▸ REQUIRED TASK
Retype every line from the start of the entries below down to the line with "plt.rcParams['axes.formatter.use_mathtext'] = True", both ends included; skip the pictures.

* * * * * * * * *

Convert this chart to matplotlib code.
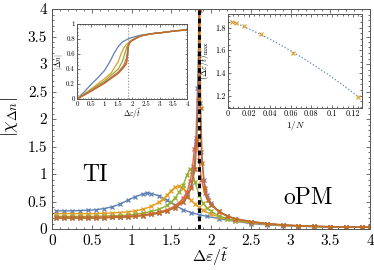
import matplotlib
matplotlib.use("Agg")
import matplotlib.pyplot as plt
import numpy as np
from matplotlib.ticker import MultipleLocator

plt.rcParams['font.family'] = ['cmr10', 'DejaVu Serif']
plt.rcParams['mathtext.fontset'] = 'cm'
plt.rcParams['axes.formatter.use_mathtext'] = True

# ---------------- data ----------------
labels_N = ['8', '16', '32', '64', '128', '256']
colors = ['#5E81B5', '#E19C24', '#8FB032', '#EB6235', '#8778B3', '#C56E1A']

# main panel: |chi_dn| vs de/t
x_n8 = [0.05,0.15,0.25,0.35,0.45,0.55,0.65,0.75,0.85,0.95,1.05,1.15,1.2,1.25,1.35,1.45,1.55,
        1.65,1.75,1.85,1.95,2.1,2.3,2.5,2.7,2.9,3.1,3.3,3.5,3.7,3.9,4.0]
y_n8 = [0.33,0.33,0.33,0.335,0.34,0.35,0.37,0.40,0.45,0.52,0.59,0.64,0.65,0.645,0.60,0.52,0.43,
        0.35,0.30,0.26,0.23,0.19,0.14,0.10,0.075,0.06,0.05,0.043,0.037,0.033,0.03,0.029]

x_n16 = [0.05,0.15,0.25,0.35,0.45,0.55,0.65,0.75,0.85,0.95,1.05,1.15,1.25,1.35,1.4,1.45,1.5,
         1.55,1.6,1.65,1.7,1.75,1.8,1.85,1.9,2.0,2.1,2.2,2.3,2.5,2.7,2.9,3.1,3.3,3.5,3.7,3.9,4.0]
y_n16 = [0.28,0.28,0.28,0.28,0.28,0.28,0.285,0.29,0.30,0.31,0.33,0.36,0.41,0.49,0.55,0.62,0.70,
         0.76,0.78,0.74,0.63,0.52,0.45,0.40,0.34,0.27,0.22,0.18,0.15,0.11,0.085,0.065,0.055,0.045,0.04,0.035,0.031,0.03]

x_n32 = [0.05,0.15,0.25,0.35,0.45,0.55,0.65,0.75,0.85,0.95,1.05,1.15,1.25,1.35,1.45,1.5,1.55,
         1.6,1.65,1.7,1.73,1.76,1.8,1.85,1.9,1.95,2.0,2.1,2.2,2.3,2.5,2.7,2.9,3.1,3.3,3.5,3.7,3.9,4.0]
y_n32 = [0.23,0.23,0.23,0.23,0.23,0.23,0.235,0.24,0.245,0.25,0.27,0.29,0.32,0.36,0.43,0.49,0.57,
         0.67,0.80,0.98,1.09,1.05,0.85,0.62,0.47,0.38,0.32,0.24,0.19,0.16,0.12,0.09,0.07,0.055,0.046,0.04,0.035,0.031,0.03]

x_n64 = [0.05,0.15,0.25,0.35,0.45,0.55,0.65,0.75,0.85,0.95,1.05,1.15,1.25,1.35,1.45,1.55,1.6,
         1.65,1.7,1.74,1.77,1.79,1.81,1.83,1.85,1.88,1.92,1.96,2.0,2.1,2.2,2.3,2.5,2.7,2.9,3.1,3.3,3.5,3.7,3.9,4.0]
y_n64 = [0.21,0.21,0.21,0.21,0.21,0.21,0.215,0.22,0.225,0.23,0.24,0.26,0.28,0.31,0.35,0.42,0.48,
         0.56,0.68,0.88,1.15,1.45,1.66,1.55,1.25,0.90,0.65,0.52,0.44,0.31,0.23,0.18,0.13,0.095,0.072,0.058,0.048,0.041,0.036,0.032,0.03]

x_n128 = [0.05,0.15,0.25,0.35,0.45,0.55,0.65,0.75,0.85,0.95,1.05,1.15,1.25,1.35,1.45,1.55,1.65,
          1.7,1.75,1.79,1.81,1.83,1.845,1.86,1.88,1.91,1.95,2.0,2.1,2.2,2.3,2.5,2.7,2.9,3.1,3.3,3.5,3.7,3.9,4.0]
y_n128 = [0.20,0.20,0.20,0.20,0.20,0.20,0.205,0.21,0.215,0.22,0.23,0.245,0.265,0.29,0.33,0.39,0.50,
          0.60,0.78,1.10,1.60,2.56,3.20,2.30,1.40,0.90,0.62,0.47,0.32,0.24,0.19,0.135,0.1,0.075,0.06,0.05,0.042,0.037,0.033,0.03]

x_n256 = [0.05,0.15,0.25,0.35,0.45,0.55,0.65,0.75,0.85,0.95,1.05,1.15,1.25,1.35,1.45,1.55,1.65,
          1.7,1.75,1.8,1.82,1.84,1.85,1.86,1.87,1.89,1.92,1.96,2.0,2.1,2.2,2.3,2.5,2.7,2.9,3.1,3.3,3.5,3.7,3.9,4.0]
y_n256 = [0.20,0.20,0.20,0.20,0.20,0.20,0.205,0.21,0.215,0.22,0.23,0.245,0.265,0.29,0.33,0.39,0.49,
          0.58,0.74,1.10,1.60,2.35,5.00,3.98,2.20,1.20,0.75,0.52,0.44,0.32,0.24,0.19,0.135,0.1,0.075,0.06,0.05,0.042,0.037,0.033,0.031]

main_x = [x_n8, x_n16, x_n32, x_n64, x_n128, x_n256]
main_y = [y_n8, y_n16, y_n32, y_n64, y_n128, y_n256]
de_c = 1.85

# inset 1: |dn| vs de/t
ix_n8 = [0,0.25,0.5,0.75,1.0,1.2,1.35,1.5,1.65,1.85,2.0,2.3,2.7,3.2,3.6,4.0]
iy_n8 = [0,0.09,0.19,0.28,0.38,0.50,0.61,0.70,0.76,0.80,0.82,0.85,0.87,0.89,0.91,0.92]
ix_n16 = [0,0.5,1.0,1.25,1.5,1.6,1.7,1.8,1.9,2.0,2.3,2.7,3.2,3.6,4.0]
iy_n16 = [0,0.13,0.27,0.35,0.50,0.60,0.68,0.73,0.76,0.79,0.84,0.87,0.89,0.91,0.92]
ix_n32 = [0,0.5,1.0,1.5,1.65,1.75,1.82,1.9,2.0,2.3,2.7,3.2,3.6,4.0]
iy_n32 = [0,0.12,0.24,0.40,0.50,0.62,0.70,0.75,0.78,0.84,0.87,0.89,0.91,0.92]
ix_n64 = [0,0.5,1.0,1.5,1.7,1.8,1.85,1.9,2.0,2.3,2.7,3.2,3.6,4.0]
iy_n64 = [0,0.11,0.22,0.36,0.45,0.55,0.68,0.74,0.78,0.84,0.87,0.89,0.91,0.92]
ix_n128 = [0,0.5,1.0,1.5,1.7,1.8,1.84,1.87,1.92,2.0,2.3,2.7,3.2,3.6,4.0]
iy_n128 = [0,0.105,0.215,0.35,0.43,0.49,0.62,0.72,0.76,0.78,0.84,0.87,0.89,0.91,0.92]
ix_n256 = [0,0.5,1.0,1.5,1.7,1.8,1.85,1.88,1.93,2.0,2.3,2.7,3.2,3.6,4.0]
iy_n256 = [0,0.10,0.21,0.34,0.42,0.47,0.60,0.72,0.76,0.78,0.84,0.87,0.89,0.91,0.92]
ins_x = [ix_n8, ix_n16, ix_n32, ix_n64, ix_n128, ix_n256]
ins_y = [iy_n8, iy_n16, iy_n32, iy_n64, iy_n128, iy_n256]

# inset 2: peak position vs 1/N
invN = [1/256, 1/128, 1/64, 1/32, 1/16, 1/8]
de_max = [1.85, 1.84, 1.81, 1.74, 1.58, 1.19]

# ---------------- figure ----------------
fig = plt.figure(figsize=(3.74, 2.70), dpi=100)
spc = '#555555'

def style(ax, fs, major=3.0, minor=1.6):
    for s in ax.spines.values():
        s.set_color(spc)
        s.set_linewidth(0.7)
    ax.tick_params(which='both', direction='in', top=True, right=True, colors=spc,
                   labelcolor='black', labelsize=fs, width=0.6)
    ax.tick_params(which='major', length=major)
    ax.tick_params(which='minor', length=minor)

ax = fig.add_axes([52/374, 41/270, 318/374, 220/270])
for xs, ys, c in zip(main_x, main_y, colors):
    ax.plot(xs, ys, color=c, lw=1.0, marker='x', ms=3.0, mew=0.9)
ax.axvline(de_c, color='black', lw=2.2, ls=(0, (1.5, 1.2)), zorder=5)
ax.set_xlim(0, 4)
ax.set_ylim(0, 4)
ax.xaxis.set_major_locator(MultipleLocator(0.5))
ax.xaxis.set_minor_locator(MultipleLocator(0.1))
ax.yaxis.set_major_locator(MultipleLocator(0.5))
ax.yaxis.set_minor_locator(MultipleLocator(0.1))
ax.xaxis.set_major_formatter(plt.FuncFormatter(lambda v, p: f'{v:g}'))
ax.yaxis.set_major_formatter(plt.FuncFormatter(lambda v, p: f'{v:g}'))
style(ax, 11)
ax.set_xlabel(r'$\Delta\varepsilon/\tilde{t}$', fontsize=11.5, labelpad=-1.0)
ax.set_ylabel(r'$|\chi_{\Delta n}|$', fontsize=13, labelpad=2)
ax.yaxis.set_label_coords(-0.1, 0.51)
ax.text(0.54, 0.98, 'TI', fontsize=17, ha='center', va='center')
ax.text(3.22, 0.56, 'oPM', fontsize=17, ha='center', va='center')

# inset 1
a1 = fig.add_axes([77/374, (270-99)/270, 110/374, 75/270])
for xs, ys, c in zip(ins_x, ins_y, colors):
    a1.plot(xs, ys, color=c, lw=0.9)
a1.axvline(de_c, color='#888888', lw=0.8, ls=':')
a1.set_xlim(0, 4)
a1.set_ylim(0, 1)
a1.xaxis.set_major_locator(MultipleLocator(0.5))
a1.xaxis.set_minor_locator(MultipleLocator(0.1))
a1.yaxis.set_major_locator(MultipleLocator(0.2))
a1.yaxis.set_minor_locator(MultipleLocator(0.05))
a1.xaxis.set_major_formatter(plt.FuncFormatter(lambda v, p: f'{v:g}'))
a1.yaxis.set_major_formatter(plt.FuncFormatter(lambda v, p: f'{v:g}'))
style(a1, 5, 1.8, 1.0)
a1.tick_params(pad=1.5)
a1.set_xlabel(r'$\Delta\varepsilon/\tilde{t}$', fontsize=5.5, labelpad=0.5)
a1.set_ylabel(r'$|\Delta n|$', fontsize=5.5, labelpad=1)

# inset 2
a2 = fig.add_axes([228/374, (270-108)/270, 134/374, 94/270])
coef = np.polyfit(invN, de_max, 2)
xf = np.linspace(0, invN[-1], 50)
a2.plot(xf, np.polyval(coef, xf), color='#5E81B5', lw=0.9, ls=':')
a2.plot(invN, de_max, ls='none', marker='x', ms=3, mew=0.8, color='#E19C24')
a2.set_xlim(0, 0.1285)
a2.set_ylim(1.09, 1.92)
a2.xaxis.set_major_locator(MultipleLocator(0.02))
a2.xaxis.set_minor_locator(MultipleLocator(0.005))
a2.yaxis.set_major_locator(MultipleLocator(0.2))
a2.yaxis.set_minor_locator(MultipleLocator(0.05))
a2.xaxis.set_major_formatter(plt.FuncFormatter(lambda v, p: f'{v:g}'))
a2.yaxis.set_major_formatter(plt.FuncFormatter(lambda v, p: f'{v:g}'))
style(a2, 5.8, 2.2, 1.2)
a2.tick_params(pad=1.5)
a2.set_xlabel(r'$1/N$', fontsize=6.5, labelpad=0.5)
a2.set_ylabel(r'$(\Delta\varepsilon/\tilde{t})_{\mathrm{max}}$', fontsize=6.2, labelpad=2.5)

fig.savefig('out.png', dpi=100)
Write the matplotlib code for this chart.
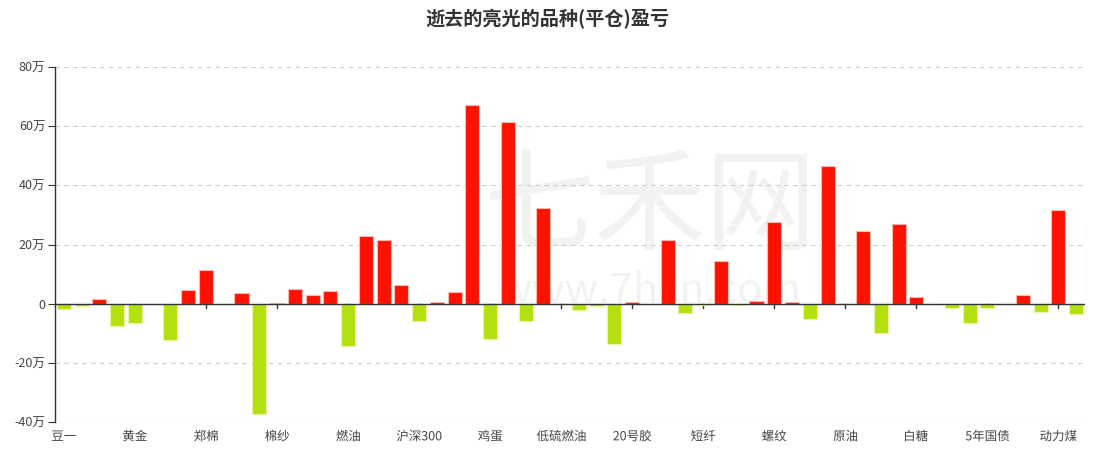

* * * * * * * * *

▸ ANSWER TO THE PROBLEM
Convert this chart to matplotlib code.
import matplotlib
matplotlib.use("Agg")
import matplotlib.pyplot as plt
import numpy as np
from matplotlib.ticker import MultipleLocator

plt.rcParams['font.family'] = ['cmr10', 'DejaVu Serif']
plt.rcParams['mathtext.fontset'] = 'cm'
plt.rcParams['axes.formatter.use_mathtext'] = True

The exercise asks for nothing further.